Take, for example, the job title: Meteorologist. First off, I have never turned on the six o’clock news to find Ms. Shiny Smile telling me about a low-pressure system exacerbated (I’m not sure if they’re allowed to use that word before prime time) by a couple of errant meteors zeroing in on Ames, Iowa. Secondly, how many times have you watched a movie whose clever plot line details the efforts of the Global Village coming together, despite centuries-long differences of religion and regionality, to devise a plan to destroy an earth-shattering meteor, and the Lindsay Wagner character pipes up and says, “You know, we’ve smoked enough cigarettes and downed enough anti-depressants to make this place look like the backstage of a fashion show. And we’ve gotten nowhere. We need to call a meteorologist.” And then she crushes the office chair next to her with one hand, in slow motion.

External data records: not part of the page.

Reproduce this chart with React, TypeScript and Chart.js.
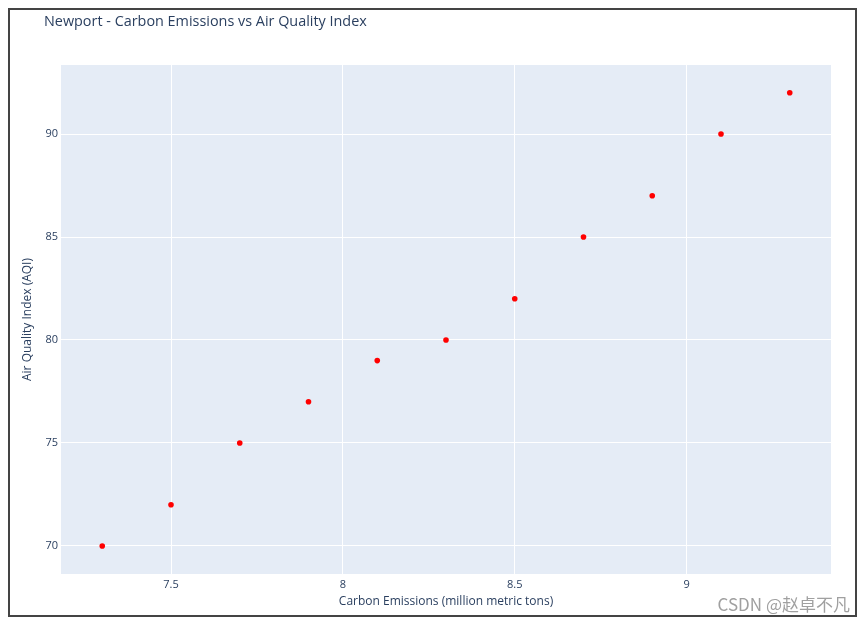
import React, { useEffect, useRef } from "react";
import { Chart, registerables } from "chart.js";

Chart.register(...registerables);

const titleText = "Newport - Carbon Emissions vs Air Quality Index";
const xTitle = "Carbon Emissions (million metric tons)";
const yTitle = "Air Quality Index (AQI)";
const watermark = "CSDN @赵卓不凡";

const carbonEmissions = [7.3, 7.5, 7.7, 7.9, 8.1, 8.3, 8.5, 8.7, 8.9, 9.1, 9.3];
const aqiValues = [70, 72, 75, 77, 79, 80, 82, 85, 87, 90, 92];

const xTicks = [7.5, 8, 8.5, 9];
const yTicks = [70, 75, 80, 85, 90];

const FONT = "'Open Sans', 'Noto Sans', sans-serif";
const TEXT = "#2a3f5f";

export default function App() {
  const ref = useRef<HTMLCanvasElement | null>(null);

  useEffect(() => {
    if (!ref.current) return;
    const bgPlugin = {
      id: "plotBg",
      beforeDraw(chart: any) {
        const { ctx, chartArea } = chart;
        ctx.save();
        ctx.fillStyle = "#e5ecf6";
        ctx.fillRect(chartArea.left, chartArea.top, chartArea.right - chartArea.left, chartArea.bottom - chartArea.top);
        ctx.restore();
      },
      afterDraw(chart: any) {
        const { ctx } = chart;
        ctx.save();
        ctx.fillStyle = TEXT;
        ctx.font = `14.4px ${FONT}`;
        ctx.textBaseline = "middle";
        ctx.textAlign = "left";
        ctx.fillText(titleText, 34, 11.5);
        ctx.fillStyle = "#a0a0a0";
        ctx.font = `17px 'Noto Sans CJK SC', 'Noto Sans', sans-serif`;
        ctx.textAlign = "right";
        ctx.fillText(watermark, 840, 595);
        ctx.restore();
      },
    };

    const chart = new Chart(ref.current, {
      type: "scatter",
      data: {
        datasets: [
          {
            data: carbonEmissions.map((x, i) => ({ x, y: aqiValues[i] })),
            backgroundColor: "#ff0000",
            borderColor: "#ff0000",
            borderWidth: 0,
            pointRadius: 2.8,
          },
        ],
      },
      options: {
        responsive: false,
        animation: false,
        layout: { padding: { left: 0, top: 55, right: 24, bottom: 0 } },
        plugins: {
          legend: { display: false },
          tooltip: { enabled: false },
          title: { display: false },
        },
        scales: {
          x: {
            type: "linear",
            min: 7.18,
            max: 9.42,
            afterBuildTicks: (s: any) => {
              s.ticks = xTicks.map((v) => ({ value: v }));
            },
            afterFit: (s: any) => {
              s.height = 41;
            },
            grid: { color: "#ffffff", lineWidth: 1, drawTicks: false },
            border: { display: false },
            ticks: {
              padding: 4,
              color: TEXT,
              font: { family: FONT, size: 11 },
              callback: (v: any) => String(v),
            },
            title: {
              display: true,
              text: xTitle,
              color: TEXT,
              font: { family: FONT, size: 12 },
              padding: { top: 0, bottom: 6 },
            },
          },
          y: {
            type: "linear",
            min: 68.64,
            max: 93.35,
            afterBuildTicks: (s: any) => {
              s.ticks = yTicks.map((v) => ({ value: v }));
            },
            afterFit: (s: any) => {
              s.width = 51;
            },
            grid: { color: "#ffffff", lineWidth: 1, drawTicks: false },
            border: { display: false },
            ticks: {
              padding: 3,
              color: TEXT,
              font: { family: FONT, size: 11 },
              callback: (v: any) => String(v),
            },
            title: {
              display: true,
              text: yTitle,
              color: TEXT,
              font: { family: FONT, size: 12 },
              padding: { top: 10, bottom: 0 },
            },
          },
        },
      },
      plugins: [bgPlugin],
    });
    return () => chart.destroy();
  }, []);

  return (
    <div
      style={{
        width: 849,
        height: 609,
        border: "2px solid #444",
        boxSizing: "border-box",
        background: "#ffffff",
      }}
    >
      <canvas ref={ref} width={845} height={605} style={{ display: "block" }} />
    </div>
  );
}
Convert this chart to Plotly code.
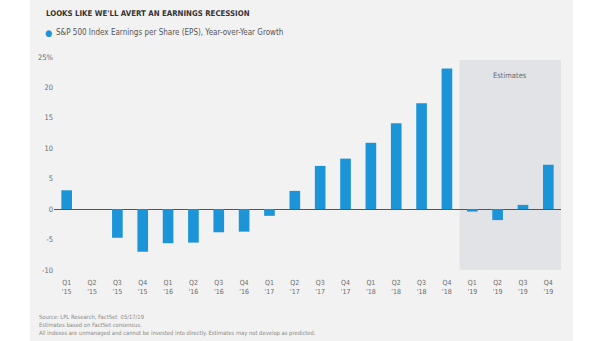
import plotly.graph_objects as go

quarters = ["Q1", "Q2", "Q3", "Q4"] * 5
years = ["'15"] * 4 + ["'16"] * 4 + ["'17"] * 4 + ["'18"] * 4 + ["'19"] * 4
categories = [f"{q}<br>{y}" for q, y in zip(quarters, years)]
eps_growth = [3.1, 0.0, -4.7, -7.0, -5.6, -5.5, -3.8, -3.7, -1.1, 3.0,
              7.1, 8.3, 10.9, 14.1, 17.4, 23.1, -0.4, -1.8, 0.7, 7.3]
y_ticks = [-10, -5, 0, 5, 10, 15, 20, 25]
y_tick_labels = ["-10", "-5", "0", "5", "10", "15", "20", "25%"]

FONT = "Liberation Sans Narrow, DejaVu Sans Condensed, Roboto, sans-serif"
BLUE = "#1b95d7"
GRAY_TXT = "#6b6b6b"

fig = go.Figure()
fig.add_trace(go.Bar(
    x=list(range(len(categories))), y=eps_growth, marker_color=BLUE,
    marker_line_width=0, width=0.42,
    name="S&P 500 Index Earnings per Share (EPS), Year-over-Year Growth",
    showlegend=False,
))

fig.update_layout(
    width=605, height=341,
    margin=dict(l=54, r=44, t=57, b=71),
    paper_bgcolor="white", plot_bgcolor="rgba(0,0,0,0)",
    font=dict(family=FONT, size=8, color=GRAY_TXT),
    showlegend=False,
    xaxis=dict(
        range=[-0.5, 19.5], tickmode="array",
        tickvals=list(range(len(categories))), ticktext=categories,
        showgrid=False, zeroline=False, showline=False, ticks="",
        ticklabelstandoff=7,
        tickfont=dict(size=7, color=GRAY_TXT),
    ),
    yaxis=dict(
        range=[-10, 25], tickmode="array", tickvals=y_ticks, ticktext=y_tick_labels,
        showgrid=False, zeroline=True, zerolinecolor="#555555", zerolinewidth=1,
        showline=False, ticks="", tickfont=dict(size=7.5, color=GRAY_TXT),
    ),
)

# panel background
fig.add_shape(type="rect", xref="paper", yref="paper",
              x0=(30 - 54) / 507, x1=(573 - 54) / 507,
              y0=(270 - 341) / 213, y1=(270 - 0) / 213,
              fillcolor="#f2f2f2", line_width=0, layer="below")
# estimates region
fig.add_shape(type="rect", xref="x", yref="y", x0=15.5, x1=19.5, y0=-10, y1=24.5,
              fillcolor="#e1e3e6", line_width=0, layer="below")
fig.add_annotation(x=17.5, y=22.0, xref="x", yref="y", text="Estimates", showarrow=False,
                   font=dict(size=7.5, color=GRAY_TXT))

# title
fig.add_annotation(x=(44 - 54) / 507, y=(270 - 14) / 213, xref="paper", yref="paper",
                   xanchor="left", yanchor="middle", showarrow=False,
                   text="<b>LOOKS LIKE WE'LL AVERT AN EARNINGS RECESSION</b>",
                   font=dict(size=7.8, color="#333333"))
# legend marker + text
fig.add_annotation(x=(48 - 54) / 507, y=(270 - 33) / 213, xref="paper", yref="paper",
                   xanchor="center", yanchor="middle", showarrow=False,
                   text="●", font=dict(size=9, color=BLUE))
fig.add_annotation(x=(54 - 54) / 507, y=(270 - 33) / 213, xref="paper", yref="paper",
                   xanchor="left", yanchor="middle", showarrow=False,
                   text="S&P 500 Index Earnings per Share (EPS), Year-over-Year Growth",
                   font=dict(size=8, color="#555555"))
# footnotes
notes = ["Source: LPL Research, FactSet  05/17/19",
         "Estimates based on FactSet consensus.",
         "All indexes are unmanaged and cannot be invested into directly. Estimates may not develop as predicted."]
for i, t in enumerate(notes):
    fig.add_annotation(x=(37 - 54) / 507, y=(270 - (317 + 8 * i)) / 213, xref="paper", yref="paper",
                       xanchor="left", yanchor="middle", showarrow=False, text=t,
                       font=dict(size=5.8, color="#8a8a8a"))

fig.write_html("out.html")
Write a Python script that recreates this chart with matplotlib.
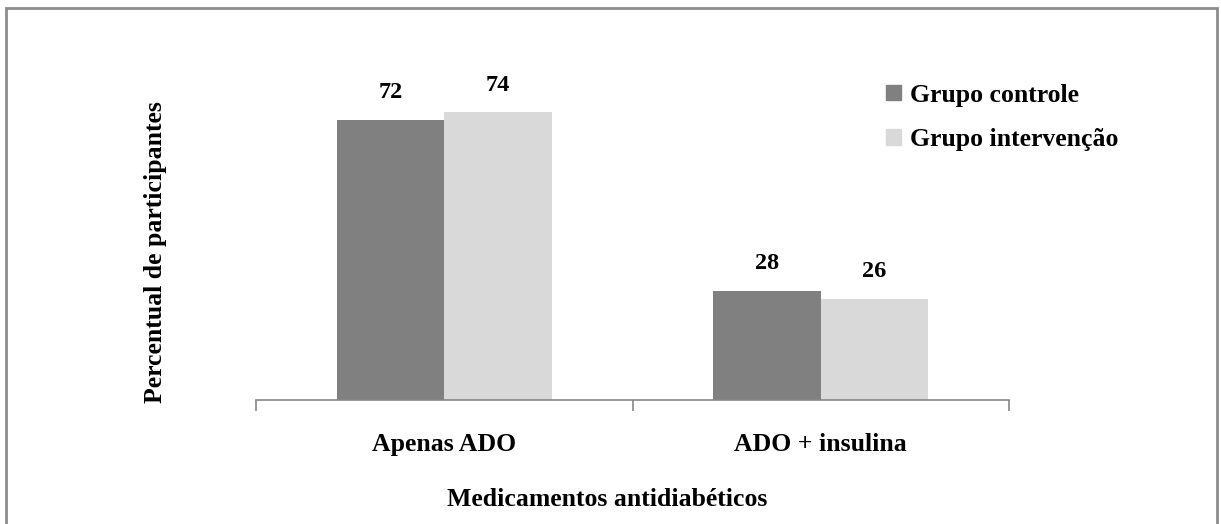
import matplotlib
matplotlib.use("Agg")
import matplotlib.pyplot as plt
from matplotlib.patches import Patch, Rectangle

categories = ["Apenas ADO", "ADO + insulina"]
series_names = ["Grupo controle", "Grupo intervenção"]
controle = [72, 28]
intervencao = [74, 26]

DARK = "#808080"
LIGHT = "#d9d9d9"
AXIS_GRAY = "#868686"
SERIF = ["Liberation Serif", "DejaVu Serif"]

plt.rcParams["font.family"] = SERIF
plt.rcParams["font.weight"] = "bold"

fig = plt.figure(figsize=(12.21, 5.24), dpi=100)
ax = fig.add_axes([0.2097, 0.2366, 0.6167, 0.5937])

width = 0.285
xs = list(range(len(categories)))
bars_c = ax.bar([x - width / 2 for x in xs], controle, width, color=DARK, label=series_names[0])
bars_i = ax.bar([x + width / 2 for x in xs], intervencao, width, color=LIGHT, label=series_names[1])

for bars, vals in ((bars_c, controle), (bars_i, intervencao)):
    for b, v in zip(bars, vals):
        ax.annotate(str(v), (b.get_x() + b.get_width() / 2, v), xytext=(0, 12),
                    textcoords="offset points", ha="center", va="bottom",
                    fontsize=17.5, fontweight="bold")

ax.set_xlim(-0.5, len(categories) - 0.5)
ax.set_ylim(0, 80)
for side in ("left", "right", "top"):
    ax.spines[side].set_visible(False)
ax.spines["bottom"].set_color(AXIS_GRAY)
ax.spines["bottom"].set_linewidth(1.2)
ax.set_yticks([])
ax.set_xticks(xs)
ax.set_xticklabels(categories, fontsize=18.5, fontweight="bold")
ax.tick_params(axis="x", which="major", length=0, pad=24)
ax.set_xticks([-0.5, 0.5, 1.5], minor=True)
ax.tick_params(axis="x", which="minor", length=8, width=1.2, color=AXIS_GRAY, direction="out")

fig.text(0.497, 0.046, "Medicamentos antidiabéticos", ha="center", va="center",
         fontsize=18.5, fontweight="bold")
fig.text(0.127, 0.519, "Percentual de participantes", ha="center", va="center",
         rotation=90, fontsize=18.5, fontweight="bold")

handles = [Patch(color=DARK), Patch(color=LIGHT)]
fig.legend(handles, series_names, loc="upper left", bbox_to_anchor=(0.726, 0.84),
           bbox_transform=fig.transFigure, frameon=False, fontsize=18.5,
           handlelength=0.55, handleheight=0.55, handletextpad=0.35,
           labelspacing=0.82, borderaxespad=0, borderpad=0)

# outer frame around the whole chart
fig.add_artist(Rectangle((0.005, -0.02), 0.992, 1.004, transform=fig.transFigure,
                         fill=False, edgecolor="#8c8c8c", linewidth=2))

fig.savefig("out.png", dpi=100)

Think about the word “meteorologist”. The Latin root “logist” denotes someone who is absolutely powerless but thinks he’s a smarty pants (loose translation). A meteorologist has absolutely no control over the weather. With all the recent hurricanes, you have your local “meteorologist” giving you very specific detail: “As you can see from the radar image, Hurricane Chuck will proceed in a north by northeast direction for 17.2 miles. At that point it will stop at Key West for a few drinks at Margaritaville and then proceed due north to catch a Miami Heat game. He’ll be joined by Anna Nicole Smith courtside . . .” Come on, this is the same guy who can’t even tell you if it’s going to rain in Seattle tomorrow.
As I said, “logist” is society’s way of saying “Nice Try”. Think of some of the other “logists” out there: astrologist (oh, yeah, that’s a helpful line of work); psychologist (they didn’t quite make it to psychiatrist); and scientologist (heck, they can’t even control Tom Cruise’s zaniness).